The Hustle Isn’t Helping Your Business

The advice in today’s “continuous and persistent hustle is the only way to succeed” society is an interesting dichotomy. It is both the biggest possible harm to a business, or the most pivotal improvement possible. One piece of tactical or strategic insight can completely change a business’ trajectory.

On a rolling basis, we’re challenged to sift through the proliferation of information immediately accessible or fed to us by “influencers”. With that in mind, we need to discern what is useful and what is not. Alas, the Internet is the biggest blessing and the biggest curse to new and existing business owners.

A person who is challenging this paradigm is Jonathan Goodman.

While other entrepreneurial figureheads will tell you that you need to hustle 18 hours a day for your first two years in business or that you need be too busy working to participate in normal everyday activities, Goodman preaches and focuses on consistent and conservative growth.

It’s the difference between always looking for a big win or the next big thing vs playing the long-game confident that whatever method of tactic is in vogue today will be gone tomorrow and what matters is the work and the reputation.

So who is Jonathan Goodman and why is he able to share this type of counter argument with us?

In 2011, he launched the soon to be world’s biggest online resource for personal trainers, the Personal Trainer Development Centre (the PTDC), which has become a 7-figure business with only a handful of employees.

If you were to look at charts of an audience and financial growth of the business you won’t see anything special, and that’s just the point —there are no spikes, just small consistent growth—almost—every week, month, and every year since inception.  

What has this created for Goodman?

Goodman is now the leading global authority in online personal training.

He is a Forbes featured entrepreneur, author of three must have books for fitness trainers, creator of the world’s first textbook for online trainers and internationally renowned fitness coach. Heck, he even wrote a rhyming children’s book with his wife.

Most importantly, he has helped tens of thousands of other personal trainers grow their own online businesses without sacrificing his own lifestyle in exchange.

You see, Goodman lives differently from the rest of us. He has focused on creating a lifestyle that allows him to both produce more with his business and be more present with the people who matter most to him: his wife and five month old baby, Calvin.

When we look at the lifestyles of entrepreneurial influencers we see hustle, hustle, hustle. What this doesn’t reveal is the burnout, the trade-offs and the time we spent on chasing more.

More money, more growth, and more exposure.

We get swept up in the idea that this will create the life we want, and in exchange, we offer our most precious resource, time. We hustle from 6 AM to 12 PM, day in and day out until we either crash or have companies that we don’t know what to do with because we’re told that it is what we’re supposed to do.

Interestingly, most of this hustle is misaligned with what’s actually necessary to produce real-world, sustainable, long-term results. Instead, all that happens is the endless pursuit of vanity metrics: more likes and follows without really knowing why or putting much thought into whether these are people who both care about you, and would be willing to invest money into what you do.

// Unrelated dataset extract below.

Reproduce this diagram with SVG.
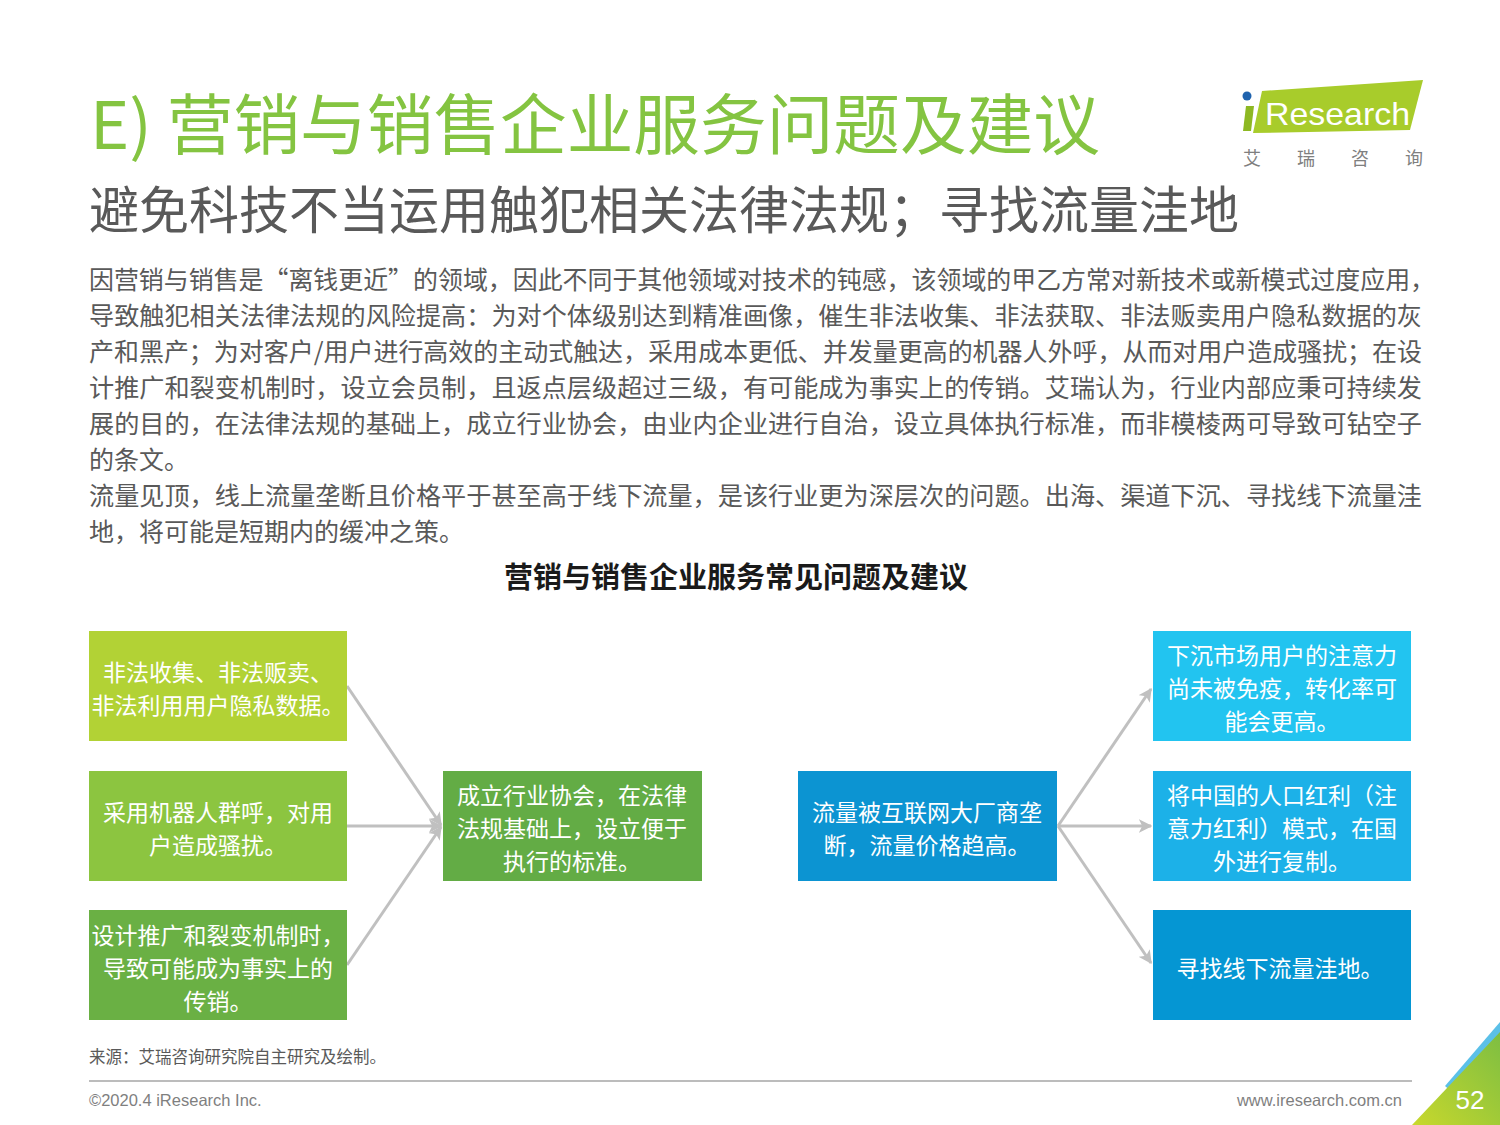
<svg xmlns="http://www.w3.org/2000/svg" width="1500" height="1125" viewBox="0 0 1500 1125">
<defs>
<style>
.cjk{font-family:"Noto Sans CJK SC","Noto Sans",sans-serif;}
.title{font-size:66px;fill:#84C441;}
.sub{font-size:51px;fill:#595959;}
.body{font-size:25px;fill:#595959;}
.ctitle{font-size:29px;font-weight:bold;fill:#1A1A1A;}
.bt{font-size:23px;fill:#FFFFFF;text-anchor:middle;}
.foot{font-family:"Liberation Sans",Arial,sans-serif;font-size:16.5px;fill:#7F7F7F;}
.conn{stroke:#C0C0C0;stroke-width:3;fill:none;marker-end:url(#arr);}
</style>
<marker id="arr" viewBox="0 0 10 10" refX="9" refY="5" markerWidth="4.5" markerHeight="4.5" orient="auto" markerUnits="strokeWidth">
<path d="M0,0 L10,5 L0,10 L2.5,5 Z" fill="#C0C0C0"/>
</marker>
<linearGradient id="cornerG" x1="0" y1="1" x2="1" y2="0">
<stop offset="0" stop-color="#C8D82C"/>
<stop offset="1" stop-color="#7DBE42"/>
</linearGradient>
</defs>
<rect width="1500" height="1125" fill="#FFFFFF"/>

<g id="header">
<text class="cjk title" x="90" y="149" textLength="1010" lengthAdjust="spacingAndGlyphs">E) 营销与销售企业服务问题及建议</text>
<text class="cjk sub" x="89" y="229" textLength="1150" lengthAdjust="spacingAndGlyphs">避免科技不当运用触犯相关法律法规；寻找流量洼地</text>
</g>

<g id="logo">
<polygon points="1262,91 1423,80 1410,130 1253,133" fill="#A8CC2B"/>
<polygon points="1246,106 1254,106 1251,131 1243,131" fill="#8DB822"/>
<circle cx="1247" cy="96" r="4.5" fill="#1F63AE"/>
<text x="1265" y="125" font-family="'Liberation Sans',Arial,sans-serif" font-size="32" fill="#FFFFFF" textLength="145" lengthAdjust="spacingAndGlyphs">Research</text>
<text class="cjk" x="1252" y="165" font-size="18" fill="#7F7F7F" text-anchor="middle">艾</text>
<text class="cjk" x="1306" y="165" font-size="18" fill="#7F7F7F" text-anchor="middle">瑞</text>
<text class="cjk" x="1360" y="165" font-size="18" fill="#7F7F7F" text-anchor="middle">咨</text>
<text class="cjk" x="1414" y="165" font-size="18" fill="#7F7F7F" text-anchor="middle">询</text>
</g>

<g id="body-text" class="cjk body">
<text x="89" y="289" textLength="1346" lengthAdjust="spacingAndGlyphs">因营销与销售是“离钱更近”的领域，因此不同于其他领域对技术的钝感，该领域的甲乙方常对新技术或新模式过度应用，</text>
<text x="89" y="325" textLength="1333" lengthAdjust="spacingAndGlyphs">导致触犯相关法律法规的风险提高：为对个体级别达到精准画像，催生非法收集、非法获取、非法贩卖用户隐私数据的灰</text>
<text x="89" y="361" textLength="1333" lengthAdjust="spacingAndGlyphs">产和黑产；为对客户/用户进行高效的主动式触达，采用成本更低、并发量更高的机器人外呼，从而对用户造成骚扰；在设</text>
<text x="89" y="397" textLength="1333" lengthAdjust="spacingAndGlyphs">计推广和裂变机制时，设立会员制，且返点层级超过三级，有可能成为事实上的传销。艾瑞认为，行业内部应秉可持续发</text>
<text x="89" y="433" textLength="1333" lengthAdjust="spacingAndGlyphs">展的目的，在法律法规的基础上，成立行业协会，由业内企业进行自治，设立具体执行标准，而非模棱两可导致可钻空子</text>
<text x="89" y="469">的条文。</text>
<text x="89" y="505" textLength="1333" lengthAdjust="spacingAndGlyphs">流量见顶，线上流量垄断且价格平于甚至高于线下流量，是该行业更为深层次的问题。出海、渠道下沉、寻找线下流量洼</text>
<text x="89" y="541">地，将可能是短期内的缓冲之策。</text>
</g>

<text id="chart-title" class="cjk ctitle" x="736" y="588" text-anchor="middle">营销与销售企业服务常见问题及建议</text>

<g id="connectors">
<line class="conn" x1="347" y1="686" x2="441" y2="825"/>
<line class="conn" x1="347" y1="826" x2="441" y2="826"/>
<line class="conn" x1="347" y1="965" x2="441" y2="827"/>
<line class="conn" x1="1058" y1="826" x2="1151" y2="689"/>
<line class="conn" x1="1058" y1="826" x2="1151" y2="826"/>
<line class="conn" x1="1058" y1="826" x2="1151" y2="963"/>
</g>

<g id="node-l1">
<rect x="89" y="631" width="258" height="110" fill="#B2D235"/>
<text class="cjk bt" x="218" y="681">非法收集、非法贩卖、</text>
<text class="cjk bt" x="218" y="714">非法利用用户隐私数据。</text>
</g>
<g id="node-l2">
<rect x="89" y="771" width="258" height="110" fill="#8CC540"/>
<text class="cjk bt" x="218" y="821">采用机器人群呼，对用</text>
<text class="cjk bt" x="218" y="854">户造成骚扰。</text>
</g>
<g id="node-l3">
<rect x="89" y="910" width="258" height="110" fill="#6AB044"/>
<text class="cjk bt" x="218" y="944">设计推广和裂变机制时，</text>
<text class="cjk bt" x="218" y="977">导致可能成为事实上的</text>
<text class="cjk bt" x="218" y="1010">传销。</text>
</g>
<g id="node-center">
<rect x="443" y="771" width="259" height="110" fill="#63AC45"/>
<text class="cjk bt" x="572" y="804">成立行业协会，在法律</text>
<text class="cjk bt" x="572" y="837">法规基础上，设立便于</text>
<text class="cjk bt" x="572" y="870">执行的标准。</text>
</g>
<g id="node-traffic">
<rect x="798" y="771" width="259" height="110" fill="#0C94D2"/>
<text class="cjk bt" x="927" y="821">流量被互联网大厂商垄</text>
<text class="cjk bt" x="927" y="854">断，流量价格趋高。</text>
</g>
<g id="node-r1">
<rect x="1153" y="631" width="258" height="110" fill="#22C4F0"/>
<text class="cjk bt" x="1282" y="664">下沉市场用户的注意力</text>
<text class="cjk bt" x="1282" y="697">尚未被免疫，转化率可</text>
<text class="cjk bt" x="1282" y="730">能会更高。</text>
</g>
<g id="node-r2">
<rect x="1153" y="771" width="258" height="110" fill="#1CB1E8"/>
<text class="cjk bt" x="1282" y="804">将中国的人口红利（注</text>
<text class="cjk bt" x="1282" y="837">意力红利）模式，在国</text>
<text class="cjk bt" x="1282" y="870">外进行复制。</text>
</g>
<g id="node-r3">
<rect x="1153" y="910" width="258" height="110" fill="#0596D3"/>
<text class="cjk bt" x="1280" y="977">寻找线下流量洼地。</text>
</g>

<g id="footer">
<text class="cjk" x="89" y="1063" font-size="16.5" fill="#595959">来源：艾瑞咨询研究院自主研究及绘制。</text>
<line x1="89" y1="1081" x2="1412" y2="1081" stroke="#A6A6A6" stroke-width="1.5"/>
<text class="foot" x="89" y="1106">©2020.4 iResearch Inc.</text>
<text class="foot" x="1402" y="1106" text-anchor="end">www.iresearch.com.cn</text>
<polygon points="1445,1086 1500,1022 1500,1042 1453,1093" fill="#5BC0E8"/>
<polygon points="1412,1125 1500,1032 1500,1125" fill="url(#cornerG)"/>
<text x="1470" y="1109" font-family="'Liberation Sans',Arial,sans-serif" font-size="26" fill="#FFFFFF" text-anchor="middle">52</text>
</g>
</svg>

Goodman said, “Most people will be better served to figure out themselves how they work best, find their place in the business world, and enjoy long-steady growth vs. trying to blow the roof off today, right now, without giving much thought as to what they are going to do tomorrow.”

And Goodman is right.

In today’s era of the glorification of the hustle, we need to learn what is going to be best for us. Life isn’t meant to be about the hustle. It is about the joys of spending the small time we have on the planet with the people we love.

Working 16 hours a day is not success, it’s ludicrous.

Your career is something that is meant to monetise the lifestyle you want to lead and not the other way around. The strategy of slow and steady wins the race is true. The cumulative 1% efforts all add up over time to create a lifestyle, not a monetary goal. Goodman is living proof of this.